The film offers us a candid glimpse of one Baghdad family's struggles to keep it together after their number one son and provider, Ra'ad, was shot dead in April of 2004 by American military forces while guarding a mosque in the Kadhimiya section of Baghdad (site of a tragic stampede in '05). The main character here is 19-year-old Ibrahim, Ra'ad's younger brother, who clearly looked up to his older sibling and now feels adrift. In fact, everyone in the community refers to Ra'ad as a martyred hero, while they seem to eye Ibrahim with a bit of skepticism—he will never measure up to his dead brother who started his own tiny photography studio and died a martyr at the hands of the current occupying forces.

There are some difficult images here--of course some might say every "comfortable American" (of voting age) should be required to sit through them--including several corpses, the up close and personal slaughter of a sheep who "knows what's good for him," and a shocking street scene in Najaf that changes from a high energy peace march to a blood-curdling shootout in one jarring burst of machine gun fire.
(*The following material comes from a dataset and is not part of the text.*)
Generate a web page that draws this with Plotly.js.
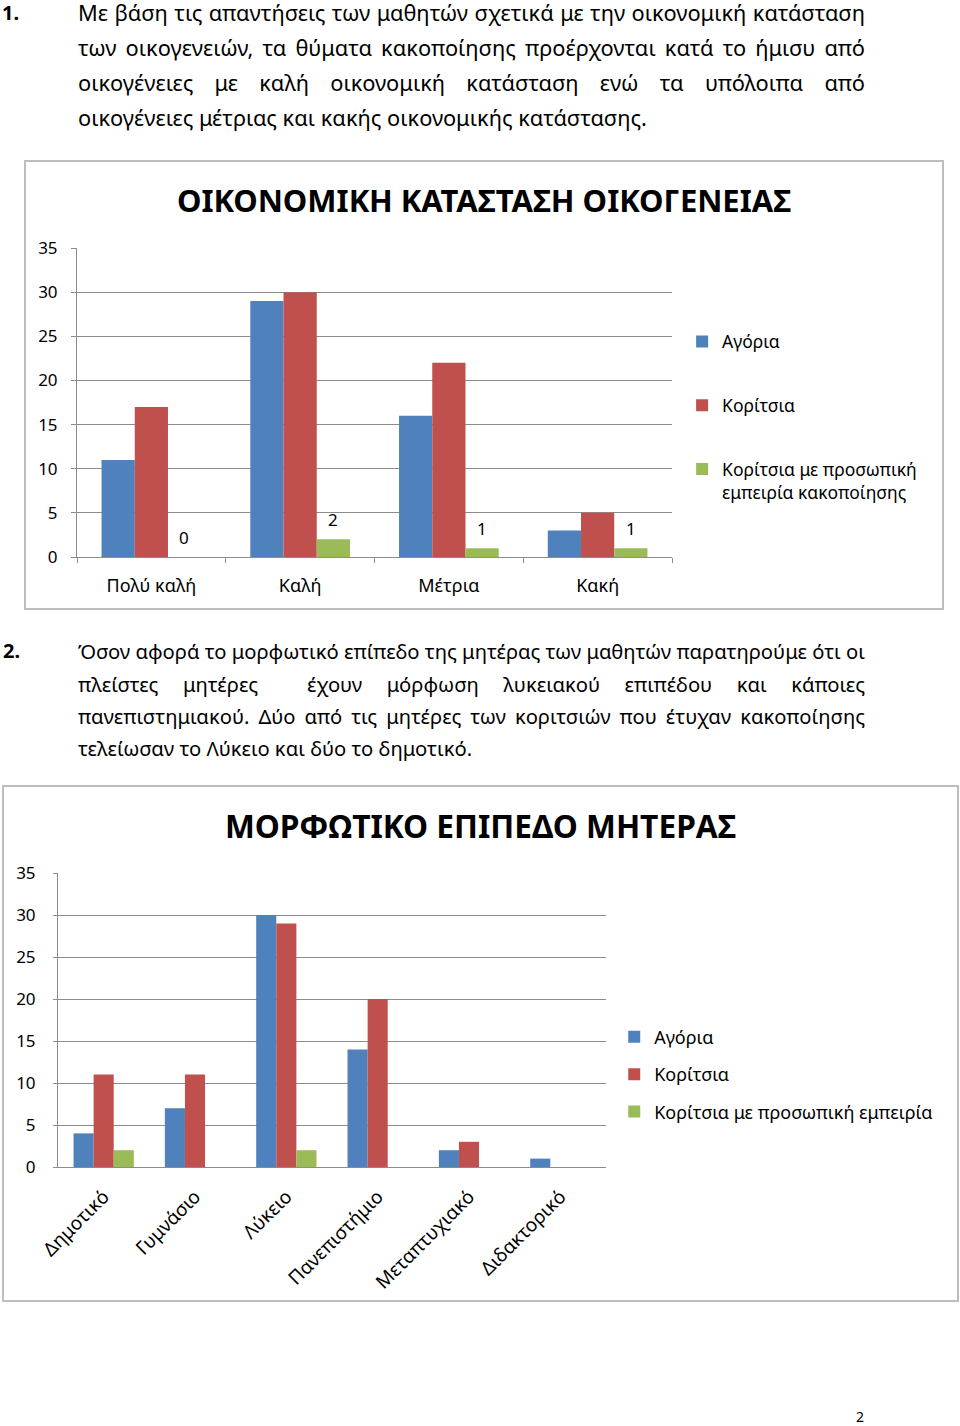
<!DOCTYPE html>
<html>
<head>
<meta charset="utf-8">
<script src="https://cdn.plot.ly/plotly-3.0.1.min.js"></script>
<style>
  html, body { margin:0; padding:0; background:#fff; }
  body { width:960px; height:1426px; position:relative; overflow:hidden; font-family:"Noto Sans", sans-serif; color:#000; }
  .num { position:absolute; font-weight:bold; font-size:20px; line-height:24px; }
  .line { position:absolute; left:78px; width:787px; white-space:nowrap; text-align:justify; text-align-last:justify; }
  .p1 { font-size:21.8px; line-height:26px; }
  .p2 { font-size:20.2px; line-height:26px; }
  .line.last { text-align:left; text-align-last:left; }
  .box { position:absolute; border:2px solid #bdbdbd; box-sizing:border-box; pointer-events:none; }
  .plot { position:absolute; }
</style>
</head>
<body>
<div class="num" style="left:2px; top:1px;">1.</div>
<div class="line p1" style="top:0px;">Με βάση τις απαντήσεις των μαθητών σχετικά με την οικονομική κατάσταση</div>
<div class="line p1" style="top:35px;">των οικογενειών, τα θύματα κακοποίησης προέρχονται κατά το ήμισυ από</div>
<div class="line p1" style="top:70px;">οικογένειες με καλή οικονομική κατάσταση ενώ τα υπόλοιπα από</div>
<div class="line p1 last" style="top:105px;">οικογένειες μέτριας και κακής οικονομικής κατάστασης.</div>

<div id="chart1" class="plot" style="left:25px; top:161px; width:918px; height:448px;"></div>
<div class="box" style="left:24px; top:160px; width:920px; height:450px;"></div>

<div class="num" style="left:3px; top:639px;">2.</div>
<div class="line p2" style="top:638px;">Όσον αφορά το μορφωτικό επίπεδο της μητέρας των μαθητών παρατηρούμε ότι οι</div>
<div class="line p2" style="top:671px;">πλείστες μητέρες &nbsp;έχουν μόρφωση λυκειακού επιπέδου και κάποιες</div>
<div class="line p2" style="top:703px;">πανεπιστημιακού. Δύο από τις μητέρες των κοριτσιών που έτυχαν κακοποίησης</div>
<div class="line p2 last" style="top:735px;">τελείωσαν το Λύκειο και δύο το δημοτικό.</div>

<div id="chart2" class="plot" style="left:3px; top:786px; width:955px; height:515px;"></div>
<div class="box" style="left:2px; top:785px; width:957px; height:517px;"></div>

<div style="position:absolute; left:856px; top:1408px; font-size:14px; line-height:18px;">2</div>

<script>
// ---- Chart 1 data ----
const econCategories = ["Πολύ καλή", "Καλή", "Μέτρια", "Κακή"];
const econBoys = [11, 29, 16, 3];
const econGirls = [17, 30, 22, 5];
const econGirlsAbuse = [0, 2, 1, 1];
const econTitle = "ΟΙΚΟΝΟΜΙΚΗ ΚΑΤΑΣΤΑΣΗ ΟΙΚΟΓΕΝΕΙΑΣ";
const econSeriesNames = ["Αγόρια", "Κορίτσια", "Κορίτσια με προσωπική<br>εμπειρία κακοποίησης"];

// ---- Chart 2 data ----
const eduCategories = ["Δημοτικό", "Γυμνάσιο", "Λύκειο", "Πανεπιστήμιο", "Μεταπτυχιακό", "Διδακτορικό"];
const eduBoys = [4, 7, 30, 14, 2, 1];
const eduGirls = [11, 11, 29, 20, 3, 0];
const eduGirlsAbuse = [2, 0, 2, 0, 0, 0];
const eduTitle = "ΜΟΡΦΩΤΙΚΟ ΕΠΙΠΕΔΟ ΜΗΤΕΡΑΣ";
const eduSeriesNames = ["Αγόρια", "Κορίτσια", "Κορίτσια με προσωπική εμπειρία"];

const yTicks = [0, 5, 10, 15, 20, 25, 30, 35];

const BLUE = "#4F81BD", RED = "#C0504D", GREEN = "#9BBB59";
const FONT = "Noto Sans, sans-serif";
const GRID = "#8c8c8c";

function bars(cats, vals, name, color, group, extra) {
  return Object.assign({
    type: "bar", x: cats, y: vals, name: name, legendgroup: group,
    marker: { color: color, line: { width: 0 } }, hoverinfo: "skip"
  }, extra || {});
}

const traces1 = [
  bars(econCategories, econBoys, econSeriesNames[0], BLUE, "a"),
  bars(econCategories, econGirls, econSeriesNames[1], RED, "b"),
  bars(econCategories, econGirlsAbuse, econSeriesNames[2], GREEN, "c")
];

// data labels for the third series, positioned through the axes
const econLabels = econCategories.map((c, i) => ({
  x: c, y: econGirlsAbuse[i], xref: "x", yref: "y", text: String(econGirlsAbuse[i]),
  showarrow: false, yanchor: "middle", yshift: 20, xshift: 33,
  font: { family: FONT, size: 17, color: "#000" }
}));

const layout1 = {
  width: 918, height: 448,
  margin: { l: 52, r: 271, t: 87, b: 52, autoexpand: false },
  paper_bgcolor: "rgba(0,0,0,0)", plot_bgcolor: "rgba(0,0,0,0)",
  font: { family: FONT, size: 17, color: "#000" },
  title: { text: "<b>" + econTitle + "</b>", font: { family: FONT, size: 31, color: "#000" },
           x: 0.5, xanchor: "center", y: 0.91, yanchor: "middle" },
  barmode: "group", bargap: 0.33, bargroupgap: 0,
  showlegend: true,
  legend: { x: 1.017, xanchor: "left", y: 0.755, yanchor: "top", traceorder: "grouped",
            tracegroupgap: 38, valign: "top", font: { family: FONT, size: 17.5, color: "#000" },
            itemclick: false, itemdoubleclick: false },
  annotations: econLabels,
  xaxis: { type: "category", showgrid: false, showline: true, linecolor: GRID, linewidth: 1,
           ticks: "outside", tickson: "boundaries", ticklen: 5, tickcolor: GRID,
           tickfont: { family: FONT, size: 18 }, ticklabelstandoff: 12, fixedrange: true },
  yaxis: { range: [0, 35], tickvals: yTicks, showgrid: true, gridcolor: GRID, gridwidth: 1,
           showline: true, linecolor: GRID, ticks: "outside", ticklen: 5, tickcolor: GRID,
           zeroline: false, tickfont: { family: FONT, size: 17 }, ticklabelstandoff: 10, fixedrange: true }
};

const traces2 = [
  bars(eduCategories, eduBoys, eduSeriesNames[0], BLUE, "a"),
  bars(eduCategories, eduGirls, eduSeriesNames[1], RED, "b"),
  bars(eduCategories, eduGirlsAbuse, eduSeriesNames[2], GREEN, "c")
];

const layout2 = {
  width: 955, height: 515,
  margin: { l: 55, r: 352, t: 87, b: 134, autoexpand: false },
  paper_bgcolor: "rgba(0,0,0,0)", plot_bgcolor: "rgba(0,0,0,0)",
  font: { family: FONT, size: 17, color: "#000" },
  title: { text: "<b>" + eduTitle + "</b>", font: { family: FONT, size: 31.7, color: "#000" },
           x: 0.5, xanchor: "center", y: 0.92, yanchor: "middle" },
  barmode: "group", bargap: 0.34, bargroupgap: 0,
  showlegend: true,
  legend: { x: 1.015, xanchor: "left", y: 0.505, yanchor: "top", traceorder: "grouped",
            tracegroupgap: 11, font: { family: FONT, size: 18, color: "#000" },
            itemclick: false, itemdoubleclick: false },
  xaxis: { type: "category", showgrid: false, showline: true, linecolor: GRID, linewidth: 1,
           ticks: "", tickangle: -45, tickfont: { family: FONT, size: 19 }, ticklabelstandoff: 10,
           fixedrange: true },
  yaxis: { range: [0, 35], tickvals: yTicks, showgrid: true, gridcolor: GRID, gridwidth: 1,
           showline: true, linecolor: GRID, ticks: "outside", ticklen: 4, tickcolor: GRID,
           zeroline: false, tickfont: { family: FONT, size: 17 }, ticklabelstandoff: 14, fixedrange: true }
};

const cfg = { displayModeBar: false, staticPlot: true };
Plotly.newPlot("chart1", traces1, layout1, cfg);
Plotly.newPlot("chart2", traces2, layout2, cfg);
</script>
</body>
</html>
There are also scenes with U.S. troops going on raids inside Iraqi civilian homes, riding in tanks through the streets of Baghdad, and at an open market where they confiscate weapons for sale and ransack the stall ("Tear this whole place up," one of the soldiers yells.)

Overall, the film does not provide a completely coherent narrative—we never really find out what happens to Ibrahim and his family (the deleted scenes help fill in some details)—but perhaps that's the real message here. After all, Iraq is still very much a work in progress, the outcome of which remains unclear.